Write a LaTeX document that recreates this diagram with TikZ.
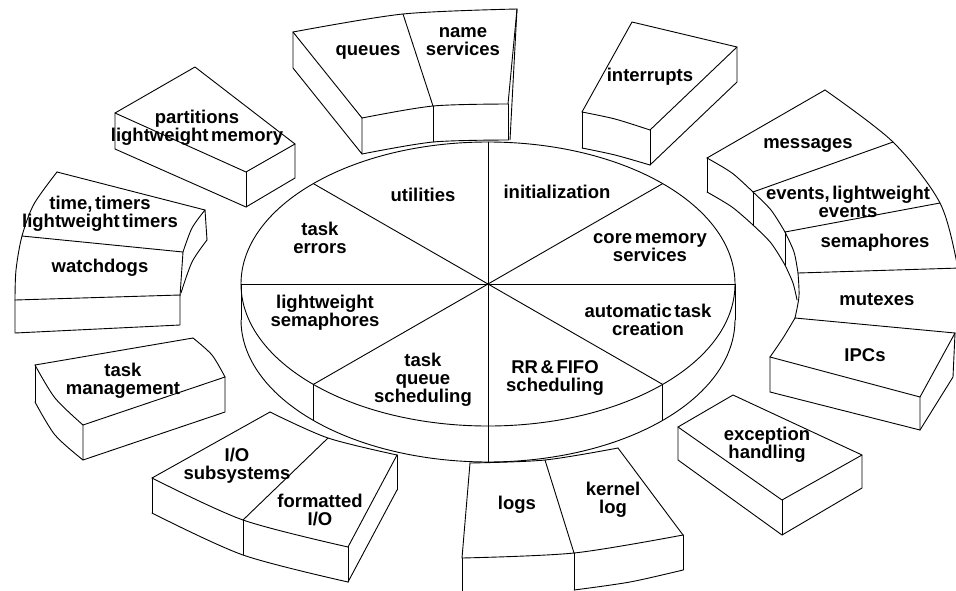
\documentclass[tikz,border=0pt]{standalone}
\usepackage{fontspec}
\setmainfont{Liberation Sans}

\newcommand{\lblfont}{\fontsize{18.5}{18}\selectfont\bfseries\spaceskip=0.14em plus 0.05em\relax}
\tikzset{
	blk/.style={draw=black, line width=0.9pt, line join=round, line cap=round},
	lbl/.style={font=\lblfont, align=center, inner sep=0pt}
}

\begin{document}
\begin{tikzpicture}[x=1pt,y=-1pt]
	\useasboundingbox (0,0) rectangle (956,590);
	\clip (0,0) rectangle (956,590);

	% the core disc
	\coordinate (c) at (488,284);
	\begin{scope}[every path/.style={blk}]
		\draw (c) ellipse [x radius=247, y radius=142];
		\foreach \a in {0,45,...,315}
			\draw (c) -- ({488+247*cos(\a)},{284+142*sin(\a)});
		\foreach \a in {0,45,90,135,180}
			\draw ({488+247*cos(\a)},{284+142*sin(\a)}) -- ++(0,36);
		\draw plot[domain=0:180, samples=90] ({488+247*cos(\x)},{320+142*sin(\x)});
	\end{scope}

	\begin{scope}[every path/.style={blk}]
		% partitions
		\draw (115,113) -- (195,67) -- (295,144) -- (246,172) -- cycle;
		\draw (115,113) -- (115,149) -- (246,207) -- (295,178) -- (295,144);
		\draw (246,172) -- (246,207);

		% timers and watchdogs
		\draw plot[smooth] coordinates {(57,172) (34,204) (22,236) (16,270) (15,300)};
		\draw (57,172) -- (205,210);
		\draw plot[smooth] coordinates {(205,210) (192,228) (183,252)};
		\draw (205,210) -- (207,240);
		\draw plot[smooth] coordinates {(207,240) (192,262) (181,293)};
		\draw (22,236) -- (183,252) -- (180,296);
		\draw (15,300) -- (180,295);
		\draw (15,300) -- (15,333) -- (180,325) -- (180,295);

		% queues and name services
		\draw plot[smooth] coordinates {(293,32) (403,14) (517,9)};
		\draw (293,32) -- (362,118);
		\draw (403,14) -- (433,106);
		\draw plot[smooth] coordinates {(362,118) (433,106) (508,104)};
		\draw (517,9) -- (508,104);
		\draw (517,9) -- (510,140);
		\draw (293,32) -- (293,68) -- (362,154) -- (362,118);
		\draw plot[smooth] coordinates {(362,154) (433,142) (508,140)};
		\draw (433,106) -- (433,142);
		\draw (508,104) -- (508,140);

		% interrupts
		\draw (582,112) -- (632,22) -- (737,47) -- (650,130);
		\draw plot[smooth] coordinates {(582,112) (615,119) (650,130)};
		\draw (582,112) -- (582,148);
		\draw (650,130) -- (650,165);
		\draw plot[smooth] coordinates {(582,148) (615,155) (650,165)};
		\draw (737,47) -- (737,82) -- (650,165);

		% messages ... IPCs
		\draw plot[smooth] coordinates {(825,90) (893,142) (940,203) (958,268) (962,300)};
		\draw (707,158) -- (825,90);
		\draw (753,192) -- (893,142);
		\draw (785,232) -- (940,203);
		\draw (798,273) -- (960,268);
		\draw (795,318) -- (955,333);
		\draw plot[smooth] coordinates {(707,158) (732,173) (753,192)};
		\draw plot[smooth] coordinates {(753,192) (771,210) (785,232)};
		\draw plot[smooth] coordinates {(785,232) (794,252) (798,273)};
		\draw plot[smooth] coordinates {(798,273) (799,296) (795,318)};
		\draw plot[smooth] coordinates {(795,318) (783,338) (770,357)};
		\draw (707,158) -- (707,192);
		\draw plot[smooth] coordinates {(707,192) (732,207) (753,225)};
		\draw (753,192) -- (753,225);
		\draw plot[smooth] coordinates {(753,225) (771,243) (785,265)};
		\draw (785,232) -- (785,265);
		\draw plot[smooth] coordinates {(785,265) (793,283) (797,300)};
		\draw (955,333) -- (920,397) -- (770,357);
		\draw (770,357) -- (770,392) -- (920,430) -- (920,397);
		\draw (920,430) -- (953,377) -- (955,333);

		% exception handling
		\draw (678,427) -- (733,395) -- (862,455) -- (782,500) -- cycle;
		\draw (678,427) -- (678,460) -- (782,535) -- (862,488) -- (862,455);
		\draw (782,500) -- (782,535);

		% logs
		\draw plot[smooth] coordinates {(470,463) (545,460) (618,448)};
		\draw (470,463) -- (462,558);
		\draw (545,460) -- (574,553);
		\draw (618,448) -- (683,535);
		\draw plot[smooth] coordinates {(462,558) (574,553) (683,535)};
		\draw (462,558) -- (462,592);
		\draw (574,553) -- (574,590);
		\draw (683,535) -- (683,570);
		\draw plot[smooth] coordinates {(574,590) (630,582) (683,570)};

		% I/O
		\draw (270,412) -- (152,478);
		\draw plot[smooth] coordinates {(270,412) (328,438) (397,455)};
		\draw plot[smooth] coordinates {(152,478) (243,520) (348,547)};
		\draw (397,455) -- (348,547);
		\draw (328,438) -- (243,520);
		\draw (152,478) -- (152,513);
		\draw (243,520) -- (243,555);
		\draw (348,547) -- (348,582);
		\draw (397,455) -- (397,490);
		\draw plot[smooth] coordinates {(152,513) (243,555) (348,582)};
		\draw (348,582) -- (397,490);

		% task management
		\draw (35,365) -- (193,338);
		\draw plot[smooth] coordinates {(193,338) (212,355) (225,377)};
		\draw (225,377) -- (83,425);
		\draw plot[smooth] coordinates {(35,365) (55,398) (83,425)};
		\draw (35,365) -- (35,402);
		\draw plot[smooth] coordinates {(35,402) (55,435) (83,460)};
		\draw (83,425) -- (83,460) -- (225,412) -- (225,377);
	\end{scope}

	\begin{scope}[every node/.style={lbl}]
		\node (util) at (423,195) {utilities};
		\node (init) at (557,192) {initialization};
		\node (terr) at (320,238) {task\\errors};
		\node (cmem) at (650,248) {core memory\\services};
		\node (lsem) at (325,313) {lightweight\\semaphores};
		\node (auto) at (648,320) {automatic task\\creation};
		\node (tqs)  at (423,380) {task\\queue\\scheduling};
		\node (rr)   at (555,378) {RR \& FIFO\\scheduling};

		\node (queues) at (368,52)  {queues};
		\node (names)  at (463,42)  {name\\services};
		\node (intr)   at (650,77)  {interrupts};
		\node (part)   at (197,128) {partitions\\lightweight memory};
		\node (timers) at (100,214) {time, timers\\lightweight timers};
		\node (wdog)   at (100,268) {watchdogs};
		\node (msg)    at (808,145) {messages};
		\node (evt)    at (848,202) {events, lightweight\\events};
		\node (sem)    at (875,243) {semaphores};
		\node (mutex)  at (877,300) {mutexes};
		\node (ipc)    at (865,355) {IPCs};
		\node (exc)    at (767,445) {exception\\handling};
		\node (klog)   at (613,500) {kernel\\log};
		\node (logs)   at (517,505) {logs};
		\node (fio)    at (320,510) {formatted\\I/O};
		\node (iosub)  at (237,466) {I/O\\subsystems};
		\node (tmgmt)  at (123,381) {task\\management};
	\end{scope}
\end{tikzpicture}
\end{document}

* * * *

TASK DETAILS> Replicate the material above verbatim; images stay out of the copy.

EXERCISE RESPONSE>
Write a LaTeX document that recreates this diagram with TikZ.
\documentclass[tikz,border=0pt]{standalone}
\usepackage{fontspec}
\setmainfont{Liberation Sans}

\newcommand{\lblfont}{\fontsize{18.5}{18}\selectfont\bfseries\spaceskip=0.14em plus 0.05em\relax}
\tikzset{
	blk/.style={draw=black, line width=0.9pt, line join=round, line cap=round},
	lbl/.style={font=\lblfont, align=center, inner sep=0pt}
}

\begin{document}
\begin{tikzpicture}[x=1pt,y=-1pt]
	\useasboundingbox (0,0) rectangle (956,590);
	\clip (0,0) rectangle (956,590);

	% the core disc
	\coordinate (c) at (488,284);
	\begin{scope}[every path/.style={blk}]
		\draw (c) ellipse [x radius=247, y radius=142];
		\foreach \a in {0,45,...,315}
			\draw (c) -- ({488+247*cos(\a)},{284+142*sin(\a)});
		\foreach \a in {0,45,90,135,180}
			\draw ({488+247*cos(\a)},{284+142*sin(\a)}) -- ++(0,36);
		\draw plot[domain=0:180, samples=90] ({488+247*cos(\x)},{320+142*sin(\x)});
	\end{scope}

	\begin{scope}[every path/.style={blk}]
		% partitions
		\draw (115,113) -- (195,67) -- (295,144) -- (246,172) -- cycle;
		\draw (115,113) -- (115,149) -- (246,207) -- (295,178) -- (295,144);
		\draw (246,172) -- (246,207);

		% timers and watchdogs
		\draw plot[smooth] coordinates {(57,172) (34,204) (22,236) (16,270) (15,300)};
		\draw (57,172) -- (205,210);
		\draw plot[smooth] coordinates {(205,210) (192,228) (183,252)};
		\draw (205,210) -- (207,240);
		\draw plot[smooth] coordinates {(207,240) (192,262) (181,293)};
		\draw (22,236) -- (183,252) -- (180,296);
		\draw (15,300) -- (180,295);
		\draw (15,300) -- (15,333) -- (180,325) -- (180,295);

		% queues and name services
		\draw plot[smooth] coordinates {(293,32) (403,14) (517,9)};
		\draw (293,32) -- (362,118);
		\draw (403,14) -- (433,106);
		\draw plot[smooth] coordinates {(362,118) (433,106) (508,104)};
		\draw (517,9) -- (508,104);
		\draw (517,9) -- (510,140);
		\draw (293,32) -- (293,68) -- (362,154) -- (362,118);
		\draw plot[smooth] coordinates {(362,154) (433,142) (508,140)};
		\draw (433,106) -- (433,142);
		\draw (508,104) -- (508,140);

		% interrupts
		\draw (582,112) -- (632,22) -- (737,47) -- (650,130);
		\draw plot[smooth] coordinates {(582,112) (615,119) (650,130)};
		\draw (582,112) -- (582,148);
		\draw (650,130) -- (650,165);
		\draw plot[smooth] coordinates {(582,148) (615,155) (650,165)};
		\draw (737,47) -- (737,82) -- (650,165);

		% messages ... IPCs
		\draw plot[smooth] coordinates {(825,90) (893,142) (940,203) (958,268) (962,300)};
		\draw (707,158) -- (825,90);
		\draw (753,192) -- (893,142);
		\draw (785,232) -- (940,203);
		\draw (798,273) -- (960,268);
		\draw (795,318) -- (955,333);
		\draw plot[smooth] coordinates {(707,158) (732,173) (753,192)};
		\draw plot[smooth] coordinates {(753,192) (771,210) (785,232)};
		\draw plot[smooth] coordinates {(785,232) (794,252) (798,273)};
		\draw plot[smooth] coordinates {(798,273) (799,296) (795,318)};
		\draw plot[smooth] coordinates {(795,318) (783,338) (770,357)};
		\draw (707,158) -- (707,192);
		\draw plot[smooth] coordinates {(707,192) (732,207) (753,225)};
		\draw (753,192) -- (753,225);
		\draw plot[smooth] coordinates {(753,225) (771,243) (785,265)};
		\draw (785,232) -- (785,265);
		\draw plot[smooth] coordinates {(785,265) (793,283) (797,300)};
		\draw (955,333) -- (920,397) -- (770,357);
		\draw (770,357) -- (770,392) -- (920,430) -- (920,397);
		\draw (920,430) -- (953,377) -- (955,333);

		% exception handling
		\draw (678,427) -- (733,395) -- (862,455) -- (782,500) -- cycle;
		\draw (678,427) -- (678,460) -- (782,535) -- (862,488) -- (862,455);
		\draw (782,500) -- (782,535);

		% logs
		\draw plot[smooth] coordinates {(470,463) (545,460) (618,448)};
		\draw (470,463) -- (462,558);
		\draw (545,460) -- (574,553);
		\draw (618,448) -- (683,535);
		\draw plot[smooth] coordinates {(462,558) (574,553) (683,535)};
		\draw (462,558) -- (462,592);
		\draw (574,553) -- (574,590);
		\draw (683,535) -- (683,570);
		\draw plot[smooth] coordinates {(574,590) (630,582) (683,570)};

		% I/O
		\draw (270,412) -- (152,478);
		\draw plot[smooth] coordinates {(270,412) (328,438) (397,455)};
		\draw plot[smooth] coordinates {(152,478) (243,520) (348,547)};
		\draw (397,455) -- (348,547);
		\draw (328,438) -- (243,520);
		\draw (152,478) -- (152,513);
		\draw (243,520) -- (243,555);
		\draw (348,547) -- (348,582);
		\draw (397,455) -- (397,490);
		\draw plot[smooth] coordinates {(152,513) (243,555) (348,582)};
		\draw (348,582) -- (397,490);

		% task management
		\draw (35,365) -- (193,338);
		\draw plot[smooth] coordinates {(193,338) (212,355) (225,377)};
		\draw (225,377) -- (83,425);
		\draw plot[smooth] coordinates {(35,365) (55,398) (83,425)};
		\draw (35,365) -- (35,402);
		\draw plot[smooth] coordinates {(35,402) (55,435) (83,460)};
		\draw (83,425) -- (83,460) -- (225,412) -- (225,377);
	\end{scope}

	\begin{scope}[every node/.style={lbl}]
		\node (util) at (423,195) {utilities};
		\node (init) at (557,192) {initialization};
		\node (terr) at (320,238) {task\\errors};
		\node (cmem) at (650,248) {core memory\\services};
		\node (lsem) at (325,313) {lightweight\\semaphores};
		\node (auto) at (648,320) {automatic task\\creation};
		\node (tqs)  at (423,380) {task\\queue\\scheduling};
		\node (rr)   at (555,378) {RR \& FIFO\\scheduling};

		\node (queues) at (368,52)  {queues};
		\node (names)  at (463,42)  {name\\services};
		\node (intr)   at (650,77)  {interrupts};
		\node (part)   at (197,128) {partitions\\lightweight memory};
		\node (timers) at (100,214) {time, timers\\lightweight timers};
		\node (wdog)   at (100,268) {watchdogs};
		\node (msg)    at (808,145) {messages};
		\node (evt)    at (848,202) {events, lightweight\\events};
		\node (sem)    at (875,243) {semaphores};
		\node (mutex)  at (877,300) {mutexes};
		\node (ipc)    at (865,355) {IPCs};
		\node (exc)    at (767,445) {exception\\handling};
		\node (klog)   at (613,500) {kernel\\log};
		\node (logs)   at (517,505) {logs};
		\node (fio)    at (320,510) {formatted\\I/O};
		\node (iosub)  at (237,466) {I/O\\subsystems};
		\node (tmgmt)  at (123,381) {task\\management};
	\end{scope}
\end{tikzpicture}
\end{document}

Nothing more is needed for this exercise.